▶ **Dataset excerpt**
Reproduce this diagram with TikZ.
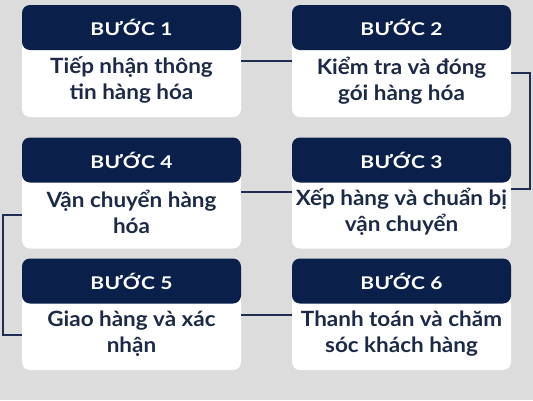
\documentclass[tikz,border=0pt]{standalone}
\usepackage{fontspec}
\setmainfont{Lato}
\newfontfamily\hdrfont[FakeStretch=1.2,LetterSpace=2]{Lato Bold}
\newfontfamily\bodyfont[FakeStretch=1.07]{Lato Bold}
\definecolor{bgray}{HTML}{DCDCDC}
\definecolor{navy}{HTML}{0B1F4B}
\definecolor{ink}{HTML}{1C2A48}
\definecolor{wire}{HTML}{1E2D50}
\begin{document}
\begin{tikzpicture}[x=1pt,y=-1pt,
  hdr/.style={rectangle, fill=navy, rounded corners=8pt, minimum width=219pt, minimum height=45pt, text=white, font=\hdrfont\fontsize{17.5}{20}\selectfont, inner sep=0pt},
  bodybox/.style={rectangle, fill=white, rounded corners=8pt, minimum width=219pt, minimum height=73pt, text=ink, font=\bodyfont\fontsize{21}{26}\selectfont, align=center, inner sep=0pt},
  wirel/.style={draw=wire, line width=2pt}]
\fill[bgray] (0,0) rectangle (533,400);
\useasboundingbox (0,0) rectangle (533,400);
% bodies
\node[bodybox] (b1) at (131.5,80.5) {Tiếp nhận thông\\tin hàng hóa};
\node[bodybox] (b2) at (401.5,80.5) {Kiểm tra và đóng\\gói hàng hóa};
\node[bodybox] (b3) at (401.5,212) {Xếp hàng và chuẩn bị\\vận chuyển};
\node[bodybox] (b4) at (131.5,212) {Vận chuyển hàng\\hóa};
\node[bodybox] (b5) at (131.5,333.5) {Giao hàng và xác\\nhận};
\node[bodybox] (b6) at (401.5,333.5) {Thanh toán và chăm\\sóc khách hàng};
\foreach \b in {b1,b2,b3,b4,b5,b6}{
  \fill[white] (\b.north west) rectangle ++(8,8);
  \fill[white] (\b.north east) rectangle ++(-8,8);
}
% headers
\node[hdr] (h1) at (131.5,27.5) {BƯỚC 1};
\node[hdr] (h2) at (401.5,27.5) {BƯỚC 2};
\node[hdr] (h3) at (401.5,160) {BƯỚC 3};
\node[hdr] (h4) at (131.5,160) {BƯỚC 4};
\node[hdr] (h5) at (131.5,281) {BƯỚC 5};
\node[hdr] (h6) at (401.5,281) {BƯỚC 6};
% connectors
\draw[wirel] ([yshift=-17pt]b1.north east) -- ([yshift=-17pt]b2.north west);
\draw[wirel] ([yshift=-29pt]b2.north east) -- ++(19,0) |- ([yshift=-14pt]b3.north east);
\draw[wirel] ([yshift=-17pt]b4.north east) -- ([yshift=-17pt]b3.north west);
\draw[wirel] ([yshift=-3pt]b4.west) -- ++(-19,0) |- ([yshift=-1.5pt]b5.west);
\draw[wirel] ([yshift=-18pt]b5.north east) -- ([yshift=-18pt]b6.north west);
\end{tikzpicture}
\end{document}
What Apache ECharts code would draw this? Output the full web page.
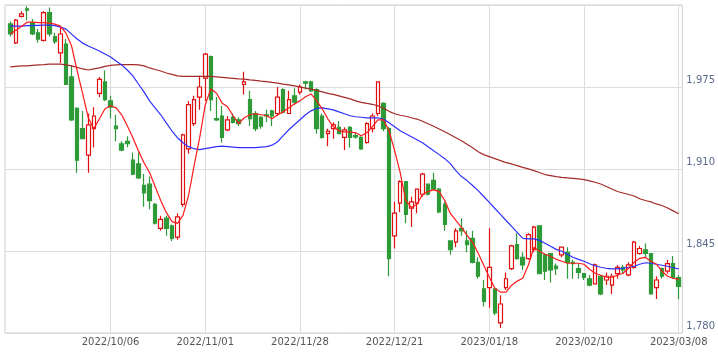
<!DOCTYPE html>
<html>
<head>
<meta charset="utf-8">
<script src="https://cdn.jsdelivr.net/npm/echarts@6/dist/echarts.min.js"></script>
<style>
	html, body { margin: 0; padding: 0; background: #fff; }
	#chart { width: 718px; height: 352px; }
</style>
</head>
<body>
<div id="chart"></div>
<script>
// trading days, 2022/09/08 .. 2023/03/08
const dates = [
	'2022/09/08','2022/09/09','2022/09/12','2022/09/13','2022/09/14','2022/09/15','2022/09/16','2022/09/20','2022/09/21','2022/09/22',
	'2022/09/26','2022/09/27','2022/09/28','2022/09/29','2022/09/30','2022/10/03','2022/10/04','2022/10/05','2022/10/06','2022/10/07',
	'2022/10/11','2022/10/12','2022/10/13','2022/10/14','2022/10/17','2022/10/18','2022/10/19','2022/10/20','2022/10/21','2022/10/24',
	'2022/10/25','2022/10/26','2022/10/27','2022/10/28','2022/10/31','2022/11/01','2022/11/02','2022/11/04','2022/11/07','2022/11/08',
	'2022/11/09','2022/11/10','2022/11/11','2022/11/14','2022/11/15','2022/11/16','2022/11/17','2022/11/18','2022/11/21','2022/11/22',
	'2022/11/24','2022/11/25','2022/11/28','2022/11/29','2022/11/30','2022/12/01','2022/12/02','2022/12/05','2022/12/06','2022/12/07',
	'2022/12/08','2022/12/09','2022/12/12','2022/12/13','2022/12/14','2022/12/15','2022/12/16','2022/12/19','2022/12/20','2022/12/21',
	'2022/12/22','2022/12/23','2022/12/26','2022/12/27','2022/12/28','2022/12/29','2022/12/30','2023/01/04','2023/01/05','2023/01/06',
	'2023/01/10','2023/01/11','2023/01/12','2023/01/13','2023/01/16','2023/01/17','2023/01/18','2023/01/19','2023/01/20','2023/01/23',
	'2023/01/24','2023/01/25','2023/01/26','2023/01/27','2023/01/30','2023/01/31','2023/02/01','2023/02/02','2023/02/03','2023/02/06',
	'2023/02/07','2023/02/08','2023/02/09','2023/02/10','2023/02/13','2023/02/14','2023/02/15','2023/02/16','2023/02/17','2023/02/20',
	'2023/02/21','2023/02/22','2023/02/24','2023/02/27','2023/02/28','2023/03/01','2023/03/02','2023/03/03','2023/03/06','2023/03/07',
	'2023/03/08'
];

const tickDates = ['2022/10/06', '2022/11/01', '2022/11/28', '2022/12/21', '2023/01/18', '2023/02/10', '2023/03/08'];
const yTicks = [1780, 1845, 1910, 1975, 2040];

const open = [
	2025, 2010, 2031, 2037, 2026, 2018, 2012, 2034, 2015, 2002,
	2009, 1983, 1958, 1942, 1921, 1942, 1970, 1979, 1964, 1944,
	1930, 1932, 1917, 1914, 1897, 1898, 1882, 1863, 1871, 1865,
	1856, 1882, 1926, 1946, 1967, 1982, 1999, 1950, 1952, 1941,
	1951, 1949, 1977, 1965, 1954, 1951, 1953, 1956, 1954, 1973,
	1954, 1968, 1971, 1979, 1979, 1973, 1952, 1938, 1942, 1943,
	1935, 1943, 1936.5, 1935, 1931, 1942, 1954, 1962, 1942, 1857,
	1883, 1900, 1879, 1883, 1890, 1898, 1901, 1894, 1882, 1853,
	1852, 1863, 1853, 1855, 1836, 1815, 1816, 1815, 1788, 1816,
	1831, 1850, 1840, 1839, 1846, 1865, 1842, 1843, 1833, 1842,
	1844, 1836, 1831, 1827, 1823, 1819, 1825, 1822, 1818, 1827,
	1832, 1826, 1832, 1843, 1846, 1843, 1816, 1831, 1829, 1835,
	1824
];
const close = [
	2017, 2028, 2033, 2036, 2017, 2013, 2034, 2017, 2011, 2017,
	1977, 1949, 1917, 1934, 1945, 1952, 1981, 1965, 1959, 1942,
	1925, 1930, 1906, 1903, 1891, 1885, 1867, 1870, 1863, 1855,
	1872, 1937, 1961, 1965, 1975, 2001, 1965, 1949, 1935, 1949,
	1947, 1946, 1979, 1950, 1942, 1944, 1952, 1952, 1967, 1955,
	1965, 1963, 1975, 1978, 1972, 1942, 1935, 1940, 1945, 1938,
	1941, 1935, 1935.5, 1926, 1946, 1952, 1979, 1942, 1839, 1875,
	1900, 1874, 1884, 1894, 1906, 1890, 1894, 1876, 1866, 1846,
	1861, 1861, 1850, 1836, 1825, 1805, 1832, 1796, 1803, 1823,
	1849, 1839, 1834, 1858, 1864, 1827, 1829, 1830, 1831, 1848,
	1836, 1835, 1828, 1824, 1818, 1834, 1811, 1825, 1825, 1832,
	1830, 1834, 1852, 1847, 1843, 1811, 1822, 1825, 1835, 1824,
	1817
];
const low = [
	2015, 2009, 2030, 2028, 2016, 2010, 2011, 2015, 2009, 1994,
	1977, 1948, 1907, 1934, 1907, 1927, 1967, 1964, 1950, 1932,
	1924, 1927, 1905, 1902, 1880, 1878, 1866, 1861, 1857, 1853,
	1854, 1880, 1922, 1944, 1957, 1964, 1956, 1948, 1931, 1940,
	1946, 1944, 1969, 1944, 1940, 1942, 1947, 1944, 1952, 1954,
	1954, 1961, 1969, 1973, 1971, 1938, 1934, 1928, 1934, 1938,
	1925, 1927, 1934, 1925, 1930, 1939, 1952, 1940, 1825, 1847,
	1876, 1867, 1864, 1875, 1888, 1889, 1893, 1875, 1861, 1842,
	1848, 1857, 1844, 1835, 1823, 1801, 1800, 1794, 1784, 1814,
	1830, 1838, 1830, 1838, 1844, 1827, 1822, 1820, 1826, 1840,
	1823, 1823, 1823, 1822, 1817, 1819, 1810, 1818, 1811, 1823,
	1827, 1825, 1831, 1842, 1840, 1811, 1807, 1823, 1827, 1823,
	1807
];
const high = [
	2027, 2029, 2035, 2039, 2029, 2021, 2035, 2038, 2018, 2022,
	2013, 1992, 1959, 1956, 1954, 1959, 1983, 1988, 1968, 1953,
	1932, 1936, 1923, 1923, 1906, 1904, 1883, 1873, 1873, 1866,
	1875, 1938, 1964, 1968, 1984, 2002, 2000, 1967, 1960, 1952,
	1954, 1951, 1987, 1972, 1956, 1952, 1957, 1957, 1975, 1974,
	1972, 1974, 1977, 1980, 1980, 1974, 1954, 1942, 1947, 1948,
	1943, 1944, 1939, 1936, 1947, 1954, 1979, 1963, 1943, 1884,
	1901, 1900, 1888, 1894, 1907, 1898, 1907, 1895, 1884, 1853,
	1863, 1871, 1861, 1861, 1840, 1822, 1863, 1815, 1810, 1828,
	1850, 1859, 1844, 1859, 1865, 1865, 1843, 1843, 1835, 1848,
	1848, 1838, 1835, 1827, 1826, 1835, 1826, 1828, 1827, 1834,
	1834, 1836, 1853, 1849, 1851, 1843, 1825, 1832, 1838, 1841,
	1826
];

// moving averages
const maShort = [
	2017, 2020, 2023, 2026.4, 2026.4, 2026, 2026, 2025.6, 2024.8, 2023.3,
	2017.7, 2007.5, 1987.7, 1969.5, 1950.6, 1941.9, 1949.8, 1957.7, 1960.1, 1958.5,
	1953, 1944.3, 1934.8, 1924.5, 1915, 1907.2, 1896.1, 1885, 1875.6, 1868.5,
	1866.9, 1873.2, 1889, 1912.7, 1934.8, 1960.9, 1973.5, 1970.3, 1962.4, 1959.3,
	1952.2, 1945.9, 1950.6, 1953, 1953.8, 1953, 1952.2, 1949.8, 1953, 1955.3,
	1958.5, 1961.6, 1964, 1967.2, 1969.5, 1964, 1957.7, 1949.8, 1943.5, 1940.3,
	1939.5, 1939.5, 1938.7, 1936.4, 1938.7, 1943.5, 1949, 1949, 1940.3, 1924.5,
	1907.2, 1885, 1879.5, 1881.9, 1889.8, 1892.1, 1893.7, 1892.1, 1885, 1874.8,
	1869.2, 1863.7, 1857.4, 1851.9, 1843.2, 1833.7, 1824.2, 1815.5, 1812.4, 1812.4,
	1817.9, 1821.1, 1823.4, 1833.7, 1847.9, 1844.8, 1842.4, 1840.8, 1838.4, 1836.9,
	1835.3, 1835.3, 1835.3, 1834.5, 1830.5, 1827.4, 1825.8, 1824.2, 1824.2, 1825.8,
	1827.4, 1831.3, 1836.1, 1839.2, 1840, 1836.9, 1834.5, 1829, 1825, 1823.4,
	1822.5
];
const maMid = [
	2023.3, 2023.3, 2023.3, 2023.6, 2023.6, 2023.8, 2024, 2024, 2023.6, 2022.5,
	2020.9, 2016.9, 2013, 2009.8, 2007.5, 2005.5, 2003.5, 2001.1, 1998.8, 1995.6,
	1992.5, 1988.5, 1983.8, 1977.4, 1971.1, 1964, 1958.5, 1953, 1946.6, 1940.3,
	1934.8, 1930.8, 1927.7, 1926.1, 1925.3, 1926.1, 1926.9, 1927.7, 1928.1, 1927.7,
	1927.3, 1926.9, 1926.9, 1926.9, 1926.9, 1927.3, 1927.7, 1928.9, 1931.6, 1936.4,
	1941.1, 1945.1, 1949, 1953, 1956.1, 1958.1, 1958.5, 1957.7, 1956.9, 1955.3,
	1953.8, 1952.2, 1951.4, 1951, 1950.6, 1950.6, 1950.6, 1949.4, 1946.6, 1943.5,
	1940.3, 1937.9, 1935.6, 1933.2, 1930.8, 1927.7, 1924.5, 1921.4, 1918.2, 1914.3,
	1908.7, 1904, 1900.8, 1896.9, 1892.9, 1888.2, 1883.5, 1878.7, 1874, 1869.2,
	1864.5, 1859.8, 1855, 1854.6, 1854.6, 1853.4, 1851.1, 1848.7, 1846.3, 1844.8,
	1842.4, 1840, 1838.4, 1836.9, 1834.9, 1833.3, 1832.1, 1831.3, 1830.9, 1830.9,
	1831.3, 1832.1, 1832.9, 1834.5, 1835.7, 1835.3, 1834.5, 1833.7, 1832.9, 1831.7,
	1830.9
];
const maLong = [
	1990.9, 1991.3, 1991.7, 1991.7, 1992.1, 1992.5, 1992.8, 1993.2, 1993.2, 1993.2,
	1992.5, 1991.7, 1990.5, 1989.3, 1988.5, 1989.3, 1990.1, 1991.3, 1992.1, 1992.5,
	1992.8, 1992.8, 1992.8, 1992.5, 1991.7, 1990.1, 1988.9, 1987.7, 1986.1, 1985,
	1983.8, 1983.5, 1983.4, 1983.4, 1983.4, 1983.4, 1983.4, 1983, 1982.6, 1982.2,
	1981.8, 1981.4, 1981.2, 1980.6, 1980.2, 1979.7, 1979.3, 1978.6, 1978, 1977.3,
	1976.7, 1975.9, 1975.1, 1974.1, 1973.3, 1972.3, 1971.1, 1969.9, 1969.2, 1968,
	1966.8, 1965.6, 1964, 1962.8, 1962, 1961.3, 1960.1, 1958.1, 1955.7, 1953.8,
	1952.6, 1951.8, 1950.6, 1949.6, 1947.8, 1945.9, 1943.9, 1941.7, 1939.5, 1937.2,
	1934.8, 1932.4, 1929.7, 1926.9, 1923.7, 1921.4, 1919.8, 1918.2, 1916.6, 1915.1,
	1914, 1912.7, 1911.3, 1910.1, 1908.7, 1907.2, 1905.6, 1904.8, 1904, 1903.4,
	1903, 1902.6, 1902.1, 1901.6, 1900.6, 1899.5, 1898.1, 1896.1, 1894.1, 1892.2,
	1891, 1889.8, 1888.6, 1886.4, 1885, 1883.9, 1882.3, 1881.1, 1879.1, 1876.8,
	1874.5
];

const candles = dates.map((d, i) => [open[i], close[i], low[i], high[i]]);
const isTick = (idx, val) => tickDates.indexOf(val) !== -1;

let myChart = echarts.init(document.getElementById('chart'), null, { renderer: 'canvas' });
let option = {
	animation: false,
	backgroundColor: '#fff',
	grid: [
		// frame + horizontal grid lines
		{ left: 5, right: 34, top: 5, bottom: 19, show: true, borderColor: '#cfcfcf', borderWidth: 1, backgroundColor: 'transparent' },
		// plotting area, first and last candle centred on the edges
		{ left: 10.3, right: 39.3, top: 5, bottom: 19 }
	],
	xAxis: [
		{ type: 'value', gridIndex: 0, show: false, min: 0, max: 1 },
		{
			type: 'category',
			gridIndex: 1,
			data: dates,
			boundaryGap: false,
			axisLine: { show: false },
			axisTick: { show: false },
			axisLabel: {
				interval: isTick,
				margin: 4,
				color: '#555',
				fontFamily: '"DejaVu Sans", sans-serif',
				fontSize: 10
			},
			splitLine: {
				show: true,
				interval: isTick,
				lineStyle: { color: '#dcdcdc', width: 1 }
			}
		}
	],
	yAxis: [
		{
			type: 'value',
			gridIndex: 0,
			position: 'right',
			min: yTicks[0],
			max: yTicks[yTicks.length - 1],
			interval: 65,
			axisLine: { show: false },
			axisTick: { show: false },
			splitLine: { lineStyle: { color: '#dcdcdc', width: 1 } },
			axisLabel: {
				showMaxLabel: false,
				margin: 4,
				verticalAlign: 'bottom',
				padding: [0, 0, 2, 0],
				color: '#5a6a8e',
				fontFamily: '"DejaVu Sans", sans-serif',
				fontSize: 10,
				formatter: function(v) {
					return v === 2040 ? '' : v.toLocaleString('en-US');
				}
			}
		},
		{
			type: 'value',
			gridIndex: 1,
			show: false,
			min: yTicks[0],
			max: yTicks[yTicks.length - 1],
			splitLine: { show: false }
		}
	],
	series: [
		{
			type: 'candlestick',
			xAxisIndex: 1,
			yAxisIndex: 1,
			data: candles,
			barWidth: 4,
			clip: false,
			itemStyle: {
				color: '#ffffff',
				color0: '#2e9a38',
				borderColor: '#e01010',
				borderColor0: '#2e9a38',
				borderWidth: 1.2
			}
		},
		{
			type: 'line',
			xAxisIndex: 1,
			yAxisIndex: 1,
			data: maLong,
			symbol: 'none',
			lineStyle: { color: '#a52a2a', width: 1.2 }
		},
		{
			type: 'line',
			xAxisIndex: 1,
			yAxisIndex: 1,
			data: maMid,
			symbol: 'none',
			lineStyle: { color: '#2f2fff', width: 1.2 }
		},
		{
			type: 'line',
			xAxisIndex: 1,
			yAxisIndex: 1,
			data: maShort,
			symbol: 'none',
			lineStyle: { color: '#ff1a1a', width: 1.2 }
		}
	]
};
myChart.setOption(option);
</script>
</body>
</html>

▶ **Exercise**
Look over the listing above. Pick out and copy every line that includes "this".

▶ **Response**
Reproduce this diagram with TikZ.
What Apache ECharts code would draw this? Output the full web page.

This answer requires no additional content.